Thursday, July 22, 2010


I made this cake for dessert last Friday, because figs are in season, and I have to have them!

We had two dear couples over to stay with us for the weekend and we made sushi together.  This cake wasn't quite a traditional finish to a sushi dinner, but it sure was tasty :) I totally flipped for it!

Spiced Fig Upside Down Cake
adapted from this document

2 T coconut oil, melted
3 T brown sugar
10 medium fresh Black Mission figs, halved

1 1/2 c flour
2 tsp baking powder
2 tsp ground ginger
1/2 tsp ground cinnamon
1/4 tsp ground cloves
1/4 tsp ground allspice
1/8 tsp salt
1/3 c butter, softened
1/2 c brown sugar (not packed)
1/2 c light molasses
2 large eggs, white separated
1/2 c milk
1 tsp vanilla

Preheat oven to 350 degrees. Grease a 9" round cake pan with cooking spray and coat bottom of pan with melted butter.  Sprinkle 3 T brown sugar evenly over butter.  Arrange fig halves, cut side down, in the pan. Set aside.

Batter  Sift dry ingredients together in mixing bowl. In separate bowl, cream together butter and brown sugar. Add molasses and egg yolks and beat well.  Add milk and vanilla until incorporated.  Add wet to dry, gently mixing until just combined.

Beat egg whites in separate bowl until stiff peaks form.  Gently fold egg whites into batter. Spoon batter evenly over figs  in cake pan.

Bake at 350 degrees for 50 minutes, or until toothpick comes out clean.

Cool cake for 15 minutes on wire rack (very important!
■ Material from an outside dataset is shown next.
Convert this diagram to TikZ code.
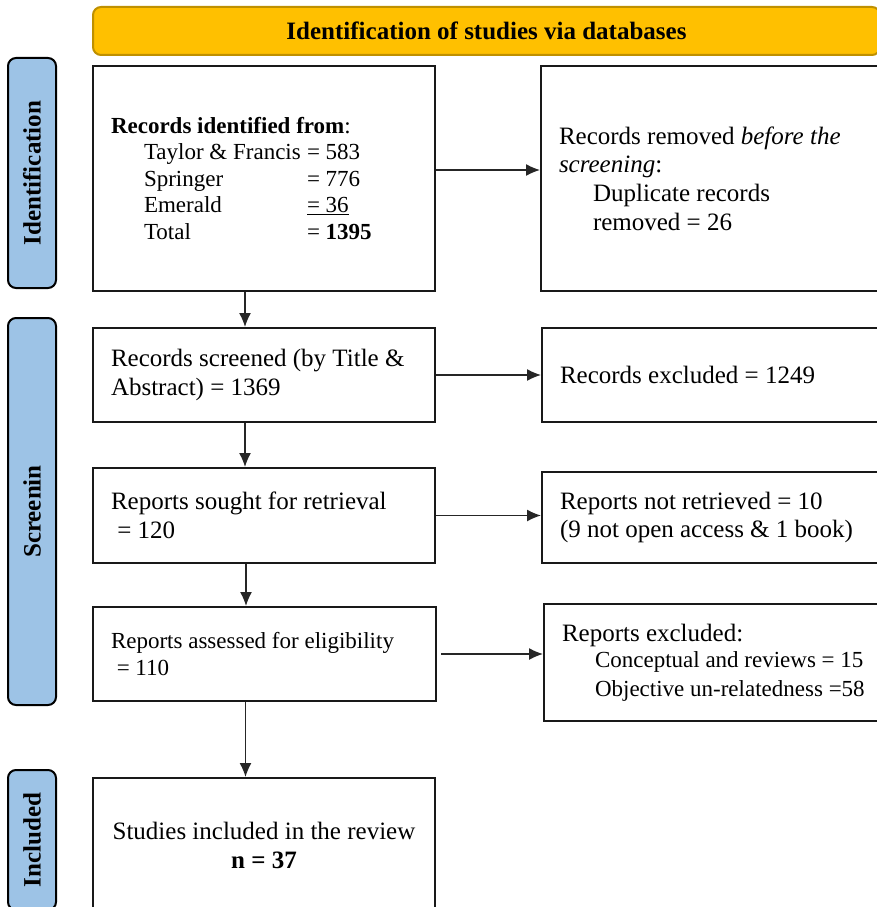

If you don't let the cake cool, it will fall apart when you try to take it out.  But don't let it cool too long or the brown sugar on the bottom might stick too much).

Loosen cake from sides of pan with spatula.  Place serving plate upside down on top of cake pan.  Holding cake plan and plate together with both hands, flip it all upside down.  The cake pan might need some tapping to get the cake to come all the way out.

Serves 10.

Also, side note: this cake is really easy to make vegan!  I used Ener-G Egg Replacer no problem (following the instructions on the box for egg yolks and whites respectively) and I used shortening instead of butter--but a margarine substitute would work as well.  Super tasty!